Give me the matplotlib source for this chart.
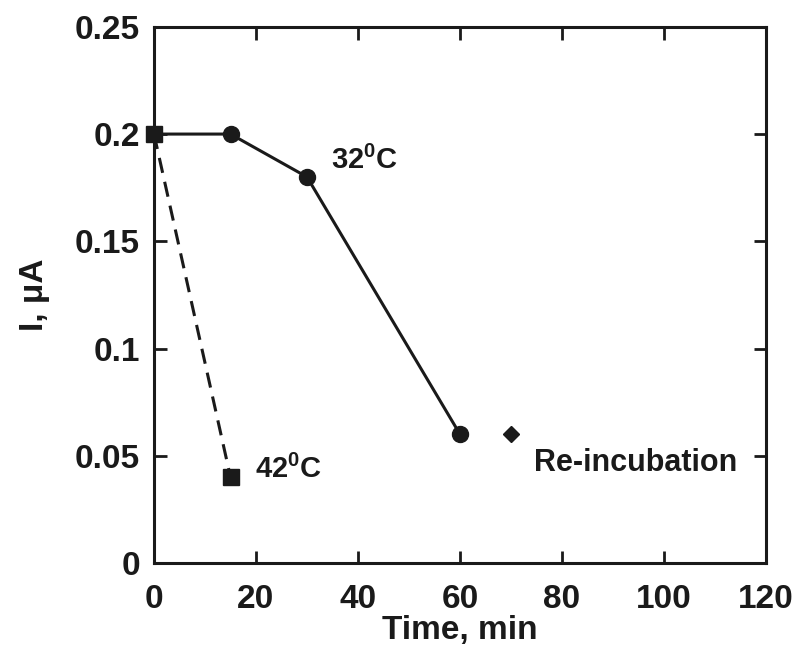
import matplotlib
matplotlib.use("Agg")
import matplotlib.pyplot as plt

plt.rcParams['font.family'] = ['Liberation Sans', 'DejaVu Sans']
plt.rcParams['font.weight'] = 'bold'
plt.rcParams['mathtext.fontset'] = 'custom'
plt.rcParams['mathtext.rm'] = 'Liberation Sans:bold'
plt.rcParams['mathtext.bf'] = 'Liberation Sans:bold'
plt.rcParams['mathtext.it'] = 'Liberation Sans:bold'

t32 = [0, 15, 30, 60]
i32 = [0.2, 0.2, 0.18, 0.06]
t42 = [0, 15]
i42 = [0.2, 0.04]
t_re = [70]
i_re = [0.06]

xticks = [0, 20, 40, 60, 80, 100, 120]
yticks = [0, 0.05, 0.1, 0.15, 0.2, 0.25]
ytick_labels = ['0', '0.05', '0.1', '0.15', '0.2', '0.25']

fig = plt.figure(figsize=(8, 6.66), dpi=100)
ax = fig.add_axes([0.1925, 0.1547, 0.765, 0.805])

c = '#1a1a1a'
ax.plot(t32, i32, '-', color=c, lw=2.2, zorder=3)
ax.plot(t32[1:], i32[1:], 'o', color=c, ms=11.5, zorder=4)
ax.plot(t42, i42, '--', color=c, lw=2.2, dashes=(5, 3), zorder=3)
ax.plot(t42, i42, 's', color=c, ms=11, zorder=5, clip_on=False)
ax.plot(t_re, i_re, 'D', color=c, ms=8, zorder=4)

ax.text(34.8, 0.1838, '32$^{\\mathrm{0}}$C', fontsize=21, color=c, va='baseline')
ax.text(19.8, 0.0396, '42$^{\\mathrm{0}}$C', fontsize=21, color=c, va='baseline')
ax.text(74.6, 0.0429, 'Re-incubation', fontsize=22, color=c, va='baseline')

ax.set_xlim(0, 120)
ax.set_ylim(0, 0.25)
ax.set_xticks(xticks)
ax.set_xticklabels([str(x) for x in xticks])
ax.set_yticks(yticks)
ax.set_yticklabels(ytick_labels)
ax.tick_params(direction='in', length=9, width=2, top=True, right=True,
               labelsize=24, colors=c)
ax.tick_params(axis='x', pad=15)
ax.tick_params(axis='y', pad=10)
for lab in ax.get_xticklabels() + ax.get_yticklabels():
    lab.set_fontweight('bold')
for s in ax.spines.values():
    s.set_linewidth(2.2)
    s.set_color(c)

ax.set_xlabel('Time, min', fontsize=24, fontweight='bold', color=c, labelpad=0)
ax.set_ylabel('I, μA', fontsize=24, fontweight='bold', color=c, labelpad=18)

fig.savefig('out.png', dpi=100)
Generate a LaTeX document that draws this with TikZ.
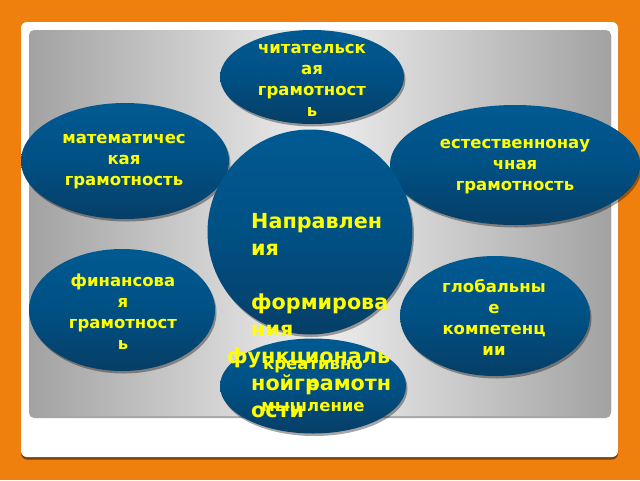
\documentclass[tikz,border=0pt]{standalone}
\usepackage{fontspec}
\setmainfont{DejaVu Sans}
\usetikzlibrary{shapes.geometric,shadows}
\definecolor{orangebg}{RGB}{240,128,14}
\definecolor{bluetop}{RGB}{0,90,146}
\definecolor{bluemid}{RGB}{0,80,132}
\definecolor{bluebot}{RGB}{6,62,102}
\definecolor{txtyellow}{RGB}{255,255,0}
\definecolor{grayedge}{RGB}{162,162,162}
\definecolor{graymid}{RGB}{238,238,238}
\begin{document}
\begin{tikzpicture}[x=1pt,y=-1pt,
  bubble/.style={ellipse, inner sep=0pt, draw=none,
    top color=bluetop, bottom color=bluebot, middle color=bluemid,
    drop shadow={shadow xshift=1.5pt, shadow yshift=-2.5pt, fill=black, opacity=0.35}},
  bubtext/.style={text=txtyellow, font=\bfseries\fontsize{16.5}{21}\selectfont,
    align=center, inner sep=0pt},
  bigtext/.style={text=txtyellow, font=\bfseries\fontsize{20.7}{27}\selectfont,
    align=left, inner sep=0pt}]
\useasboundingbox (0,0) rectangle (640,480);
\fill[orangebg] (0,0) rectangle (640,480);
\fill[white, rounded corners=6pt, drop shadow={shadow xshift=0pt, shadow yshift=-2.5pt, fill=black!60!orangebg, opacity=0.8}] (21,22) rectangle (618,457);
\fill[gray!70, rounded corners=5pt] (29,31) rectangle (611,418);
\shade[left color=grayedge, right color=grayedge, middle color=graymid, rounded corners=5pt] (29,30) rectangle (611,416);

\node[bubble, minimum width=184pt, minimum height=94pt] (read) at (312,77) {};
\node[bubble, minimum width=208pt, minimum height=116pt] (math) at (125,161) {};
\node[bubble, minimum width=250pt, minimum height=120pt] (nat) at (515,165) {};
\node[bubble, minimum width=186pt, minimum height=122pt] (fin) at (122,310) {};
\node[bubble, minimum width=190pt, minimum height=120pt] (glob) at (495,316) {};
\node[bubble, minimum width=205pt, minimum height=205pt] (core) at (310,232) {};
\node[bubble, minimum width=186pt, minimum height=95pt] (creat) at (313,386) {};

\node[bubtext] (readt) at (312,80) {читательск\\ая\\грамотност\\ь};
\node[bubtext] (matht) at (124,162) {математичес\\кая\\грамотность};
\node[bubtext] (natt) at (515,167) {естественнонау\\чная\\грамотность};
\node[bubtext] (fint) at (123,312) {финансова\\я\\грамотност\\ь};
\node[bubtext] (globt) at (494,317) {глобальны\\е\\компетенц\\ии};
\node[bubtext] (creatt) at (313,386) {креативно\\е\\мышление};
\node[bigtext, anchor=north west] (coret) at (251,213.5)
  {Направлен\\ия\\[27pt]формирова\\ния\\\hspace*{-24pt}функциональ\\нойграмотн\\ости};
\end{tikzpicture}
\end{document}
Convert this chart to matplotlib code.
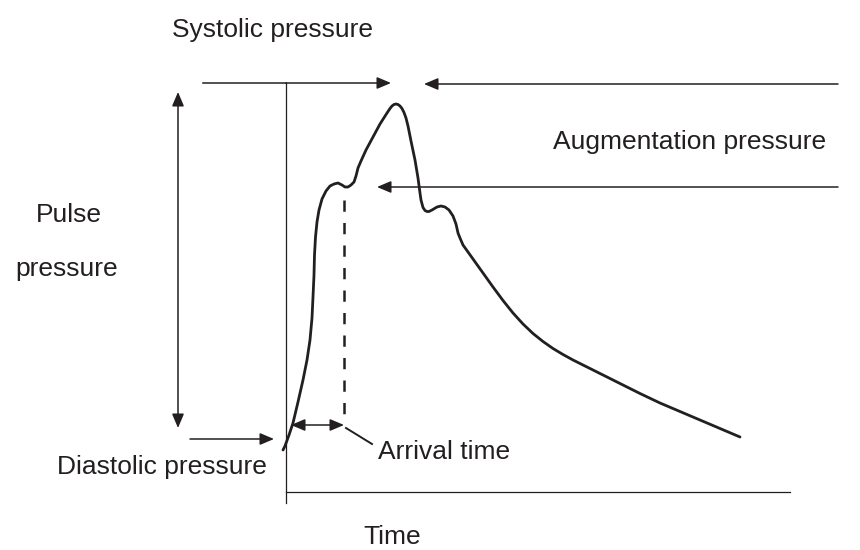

====

**Written problem**.
Extract, word for word, each line from the top of the data down to and including the line with "fontsize=22, color=c, va='baseline')"; skip the pictures.

**Response**.
Give me the matplotlib source for this chart.
import matplotlib
matplotlib.use("Agg")
import matplotlib.pyplot as plt

plt.rcParams['font.family'] = ['Liberation Sans', 'DejaVu Sans']
plt.rcParams['font.weight'] = 'bold'
plt.rcParams['mathtext.fontset'] = 'custom'
plt.rcParams['mathtext.rm'] = 'Liberation Sans:bold'
plt.rcParams['mathtext.bf'] = 'Liberation Sans:bold'
plt.rcParams['mathtext.it'] = 'Liberation Sans:bold'

t32 = [0, 15, 30, 60]
i32 = [0.2, 0.2, 0.18, 0.06]
t42 = [0, 15]
i42 = [0.2, 0.04]
t_re = [70]
i_re = [0.06]

xticks = [0, 20, 40, 60, 80, 100, 120]
yticks = [0, 0.05, 0.1, 0.15, 0.2, 0.25]
ytick_labels = ['0', '0.05', '0.1', '0.15', '0.2', '0.25']

fig = plt.figure(figsize=(8, 6.66), dpi=100)
ax = fig.add_axes([0.1925, 0.1547, 0.765, 0.805])

c = '#1a1a1a'
ax.plot(t32, i32, '-', color=c, lw=2.2, zorder=3)
ax.plot(t32[1:], i32[1:], 'o', color=c, ms=11.5, zorder=4)
ax.plot(t42, i42, '--', color=c, lw=2.2, dashes=(5, 3), zorder=3)
ax.plot(t42, i42, 's', color=c, ms=11, zorder=5, clip_on=False)
ax.plot(t_re, i_re, 'D', color=c, ms=8, zorder=4)

ax.text(34.8, 0.1838, '32$^{\\mathrm{0}}$C', fontsize=21, color=c, va='baseline')
ax.text(19.8, 0.0396, '42$^{\\mathrm{0}}$C', fontsize=21, color=c, va='baseline')
ax.text(74.6, 0.0429, 'Re-incubation', fontsize=22, color=c, va='baseline')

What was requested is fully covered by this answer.